• **YOUR TASK**
Below is some material; set it all down exactly, apart from the pictures.

------------

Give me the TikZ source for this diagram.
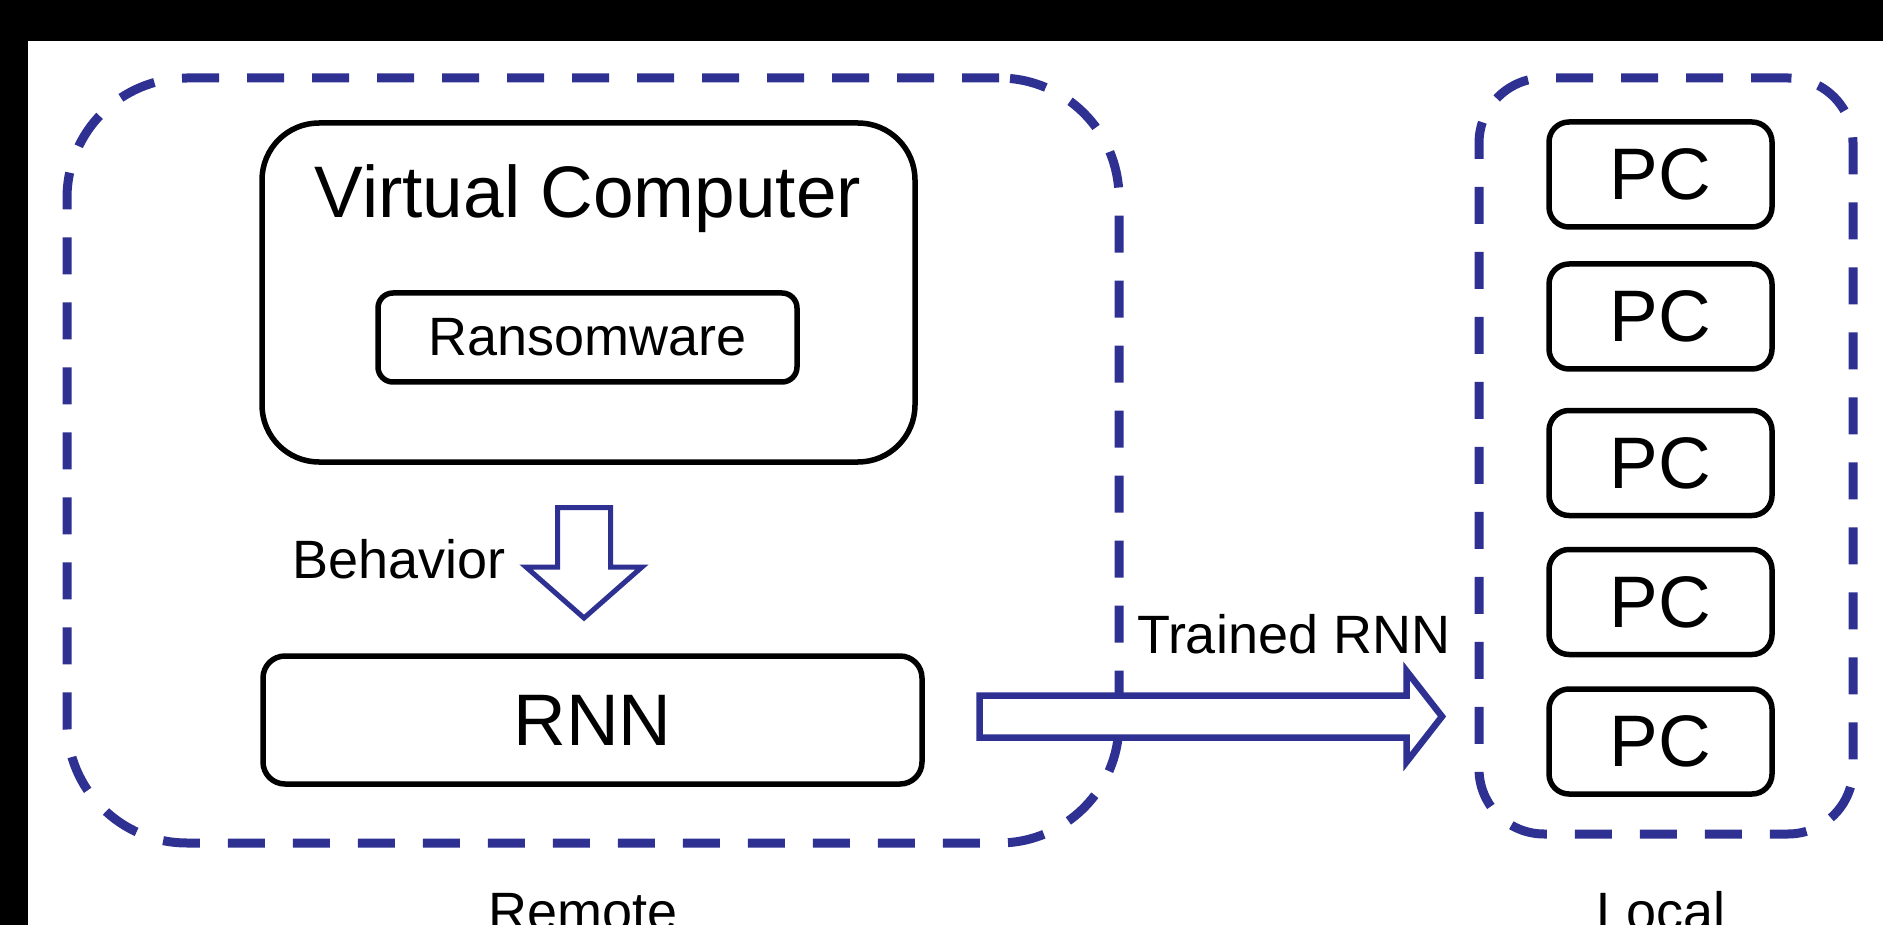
\documentclass[tikz,border=0pt]{standalone}
\usepackage{fontspec}
\setmainfont{Liberation Sans}
\definecolor{navy}{RGB}{46,49,146}
\newcommand\bigtxt{\fontsize{73pt}{80pt}\selectfont}
\newcommand\midtxt{\fontsize{54pt}{60pt}\selectfont}
\begin{document}
\begin{tikzpicture}[x=1pt,y=-1pt,
  box/.style={draw=black, line width=5.5pt, rounded corners=#1, inner sep=0pt, outer sep=0pt, fill=white},
  dbox/.style={draw=navy, line width=9pt, dash pattern=on 37pt off 28pt, inner sep=0pt, outer sep=0pt},
  blockarrow/.style={draw=navy, fill=white, line width=#1, line join=miter},
  lbl/.style={inner sep=0pt, outer sep=0pt}]
\useasboundingbox (0,0) rectangle (1883,925);
\clip (0,0) rectangle (1883,925);
\fill[white] (0,0) rectangle (1883,925);
% black bands
\fill[black] (0,0) rectangle (1883,41);
\fill[black] (0,0) rectangle (28,925);
% containers
\node[dbox, minimum width=1052pt, minimum height=765pt, rounded corners=120pt] (remote) at (593,460.5) {};
\node[dbox, minimum width=374pt, minimum height=756pt, rounded corners=65pt] (local) at (1666,456) {};
% virtual computer
\node[box=57pt, minimum width=653pt, minimum height=339pt] (vc) at (588.5,292.5) {};
\node[lbl, font=\bigtxt, anchor=base] (vct) at (588,218) {Virtual Computer};
\node[box=15pt, minimum width=419pt, minimum height=89pt, font=\midtxt] (rw) at (587.5,337.5) {Ransomware};
% behavior arrow
\draw[blockarrow=5pt] (557.5,507.5) -- (610.5,507.5) -- (610.5,567) -- (642,567) -- (584,618) -- (526,567) -- (557.5,567) -- cycle;
\node[lbl, font=\midtxt, anchor=base west] (beh) at (292,578) {Behavior};
% RNN
\node[box=22pt, minimum width=659pt, minimum height=128pt, font=\bigtxt] (rnn) at (592.5,720) {RNN};
% trained RNN arrow
\draw[blockarrow=6.5pt] (979.5,695.5) -- (1406.5,695.5) -- (1406.5,671) -- (1442,716.5) -- (1406.5,762) -- (1406.5,737.5) -- (979.5,737.5) -- cycle;
\node[lbl, font=\midtxt, anchor=base west] (trn) at (1137,653) {Trained RNN};
% PCs
\foreach \i/\y in {1/174.5, 2/316.5, 3/463, 4/602, 5/741.5} {
  \node[box=20pt, minimum width=223pt, minimum height=105pt, font=\bigtxt] (pc\i) at (1660.5,\y) {PC};
}
% labels
\node[lbl, font=\midtxt, anchor=base] (remlbl) at (583,930) {Remote};
\node[lbl, font=\midtxt, anchor=base] (loclbl) at (1661,930) {Local};
\end{tikzpicture}
\end{document}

------------

• **RESPONSE TO THIS EXERCISE**
Give me the TikZ source for this diagram.
\documentclass[tikz,border=0pt]{standalone}
\usepackage{fontspec}
\setmainfont{Liberation Sans}
\definecolor{navy}{RGB}{46,49,146}
\newcommand\bigtxt{\fontsize{73pt}{80pt}\selectfont}
\newcommand\midtxt{\fontsize{54pt}{60pt}\selectfont}
\begin{document}
\begin{tikzpicture}[x=1pt,y=-1pt,
  box/.style={draw=black, line width=5.5pt, rounded corners=#1, inner sep=0pt, outer sep=0pt, fill=white},
  dbox/.style={draw=navy, line width=9pt, dash pattern=on 37pt off 28pt, inner sep=0pt, outer sep=0pt},
  blockarrow/.style={draw=navy, fill=white, line width=#1, line join=miter},
  lbl/.style={inner sep=0pt, outer sep=0pt}]
\useasboundingbox (0,0) rectangle (1883,925);
\clip (0,0) rectangle (1883,925);
\fill[white] (0,0) rectangle (1883,925);
% black bands
\fill[black] (0,0) rectangle (1883,41);
\fill[black] (0,0) rectangle (28,925);
% containers
\node[dbox, minimum width=1052pt, minimum height=765pt, rounded corners=120pt] (remote) at (593,460.5) {};
\node[dbox, minimum width=374pt, minimum height=756pt, rounded corners=65pt] (local) at (1666,456) {};
% virtual computer
\node[box=57pt, minimum width=653pt, minimum height=339pt] (vc) at (588.5,292.5) {};
\node[lbl, font=\bigtxt, anchor=base] (vct) at (588,218) {Virtual Computer};
\node[box=15pt, minimum width=419pt, minimum height=89pt, font=\midtxt] (rw) at (587.5,337.5) {Ransomware};
% behavior arrow
\draw[blockarrow=5pt] (557.5,507.5) -- (610.5,507.5) -- (610.5,567) -- (642,567) -- (584,618) -- (526,567) -- (557.5,567) -- cycle;
\node[lbl, font=\midtxt, anchor=base west] (beh) at (292,578) {Behavior};
% RNN
\node[box=22pt, minimum width=659pt, minimum height=128pt, font=\bigtxt] (rnn) at (592.5,720) {RNN};
% trained RNN arrow
\draw[blockarrow=6.5pt] (979.5,695.5) -- (1406.5,695.5) -- (1406.5,671) -- (1442,716.5) -- (1406.5,762) -- (1406.5,737.5) -- (979.5,737.5) -- cycle;
\node[lbl, font=\midtxt, anchor=base west] (trn) at (1137,653) {Trained RNN};
% PCs
\foreach \i/\y in {1/174.5, 2/316.5, 3/463, 4/602, 5/741.5} {
  \node[box=20pt, minimum width=223pt, minimum height=105pt, font=\bigtxt] (pc\i) at (1660.5,\y) {PC};
}
% labels
\node[lbl, font=\midtxt, anchor=base] (remlbl) at (583,930) {Remote};
\node[lbl, font=\midtxt, anchor=base] (loclbl) at (1661,930) {Local};
\end{tikzpicture}
\end{document}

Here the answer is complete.